O legado político e humano de Francisco, o Papa do diálogo
O Papa Francisco deixa um vácuo que vai além da esfera religiosa. Sua morte encerra um ciclo de mais de uma década de pontificado em que o chefe da Igreja Católica se projetou também como um dos principais articuladores morais e políticos do nosso tempo. Foram 12 anos e 39 dias. Não se trata de exagero. Francisco foi, ao longo de seu papado, um construtor de pontes em tempos de muros, e uma voz constante contra as desigualdades sociais e os abusos de poder.
Como católico, vi em Francisco uma figura cristã autêntica, que levava o Evangelho à prática concreta: acolhendo os mais pobres, denunciando injustiças e propondo uma Igreja que não se fechasse em si, mas saísse ao encontro da humanidade ferida. A energia que ele transmitia era contagiante. E guardo como uma das maiores memórias da minha vida o momento em que o vi de perto, quando estagiei na Rádio Vaticano.
Lembro perfeitamente do Victor de 2013, ainda estudante de jornalismo, ansioso diante da possibilidade de um novo Papa. Era dia de Conclave, e saí às pressas da faculdade de Comunicação da UFBA, em 13 de março, pegou o ônibus até a Vasco da Gama e subiu a pé, ofegante, a Ladeira do Acupe para chegar logo em casa, em Brotas, e acompanhar o noticiário.
A expectativa era grande, mas nada se comparou ao arrepio que senti quando vi pela TV a imagem simples e serena de Jorge Mario Bergoglio na sacada do Vaticano, apresentando-se ao mundo como Francisco. Aquele gesto de humildade, aquele olhar calmo, aquela pausa antes da bênção — tudo ficou gravado como uma memória que o tempo não apaga.
Voltando a singela análise em uma apertada síntese: foi também no campo da política internacional que ele mais surpreendeu. Seu papel na reaproximação entre Cuba e Estados Unidos, sua influência nos acordos de paz na Colômbia e sua tentativa — mesmo sem pleno êxito — de mediação em conflitos como a guerra na Ucrânia ou a crise na Venezuela, mostram um Papa que entendia que a fé não é alheia ao mundo. Pelo contrário: ela deve ser instrumento de reconciliação. Sem discursos ideológicos, Francisco usava da “diplomacia silenciosa”, aquela que se dá fora dos holofotes, mas que produz efeitos concretos.
Sua crítica ao neoliberalismo, à lógica do descarte e ao populismo — tanto de esquerda quanto de direita — era feita com equilíbrio e fundamento. A encíclica Fratelli tutti permanece como um manifesto contra a indiferença global e um chamado à fraternidade como projeto político. Já Laudato si’ é talvez o mais importante documento recente da Igreja sobre a responsabilidade ambiental.

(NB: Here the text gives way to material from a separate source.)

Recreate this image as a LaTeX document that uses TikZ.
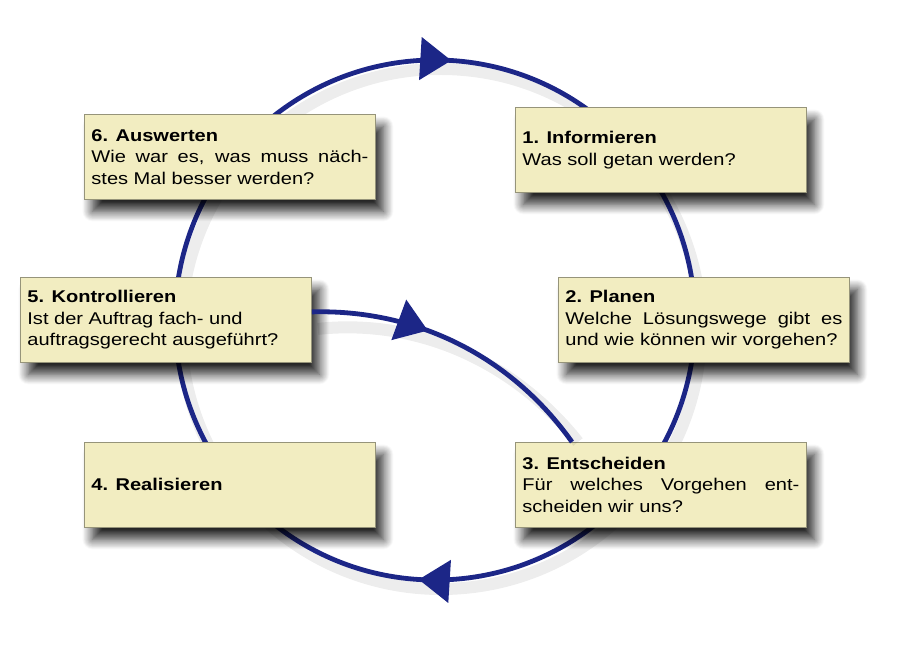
\documentclass[tikz,border=0pt]{standalone}
\usepackage{fontspec}
\setmainfont{Liberation Sans}[FakeStretch=1.18]
\usepackage{tikz}
\usetikzlibrary{arrows.meta}
\usetikzlibrary{decorations.markings}
\usetikzlibrary{shadows.blur}
\definecolor{boxfill}{RGB}{242,237,193}
\definecolor{boxline}{RGB}{150,148,122}
\definecolor{navy}{RGB}{28,38,135}
\tikzset{
    mybox/.style = {rectangle, draw=boxline, line width=0.8pt, fill=boxfill, anchor=north west, text width=277pt, minimum height=85pt, inner xsep=7pt, inner ysep=3pt, align=justify, font=\fontsize{17}{21.5}\selectfont, text=black, blur shadow={shadow xshift=8pt, shadow yshift=-12pt, shadow blur radius=10pt, shadow blur steps=12, shadow opacity=85}},
    bigtip/.tip = {Triangle[length=31pt,width=42pt]},
    edgec/.style = {-, line width=4.8pt, navy},
    edges/.style = {-, line width=12pt, black, opacity=0.07}, % shadow
    markc/.style = {postaction={decorate}, decoration={markings, mark=at position 0.26 with {\arrow{bigtip}}, mark=at position 0.76 with {\arrow{bigtip}}}},
    marki/.style = {postaction={decorate}, decoration={markings, mark=at position 0.39 with {\arrow{bigtip}}}},
}

\begin{document}
\begin{tikzpicture}[x=1pt,y=-1pt]
%
\coordinate (mid) at (435,320);
\draw[edges] ([shift={(6pt,-9pt)}]mid) circle [radius=260];
\draw[edgec, markc] (mid) circle [radius=260];
%
\node[mybox] at (515,107) (n1) {\textbf{1. Informieren}\\Was soll getan werden?};
\node[mybox] at (558,277) (n2) {\textbf{2. Planen}\\Welche Lösungswege gibt es\linebreak und wie können wir vorgehen?};
\node[mybox] at (515,442) (n3) {\textbf{3. Entscheiden}\\Für welches Vorgehen ent-\linebreak scheiden wir uns?};
\node[mybox] at (84,442) (n4) {\textbf{4. Realisieren}};
\node[mybox] at (20,277) (n5) {\textbf{5. Kontrollieren}\\Ist der Auftrag fach- und\\auftragsgerecht ausgeführt?};
\node[mybox] at (84,114) (n6) {\textbf{6. Auswerten}\\Wie war es, was muss näch-\linebreak stes Mal besser werden?};
%
\draw[edges] ([shift={(6pt,-9pt)}]n5.east) .. controls (422,318) and (517,365) .. ([xshift=63pt]n3.north west);
\draw[edgec, marki] ([yshift=8pt]n5.east) .. controls (416,309) and (511,356) .. ([xshift=57pt]n3.north west);

\path[use as bounding box] (0,0) rectangle (902,655);

\end{tikzpicture}
\end{document}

Francisco sabia que grandes temas exigem também leveza. Por isso, encantava com seu bom humor, especialmente ao encontrar brasileiros.
A história se encarregará de colocar Francisco ao lado das figuras que mudaram a percepção sobre o papel do papado no século XXI. Ele foi mais que um chefe de Estado ou líder religioso: foi presença ativa nas grandes decisões da humanidade.
E, para nós que tivemos a oportunidade de conviver com sua voz e sua ação, cabe agora a responsabilidade de manter vivo esse espírito. Que seu exemplo continue a inspirar fé, coragem e compromisso com o outro.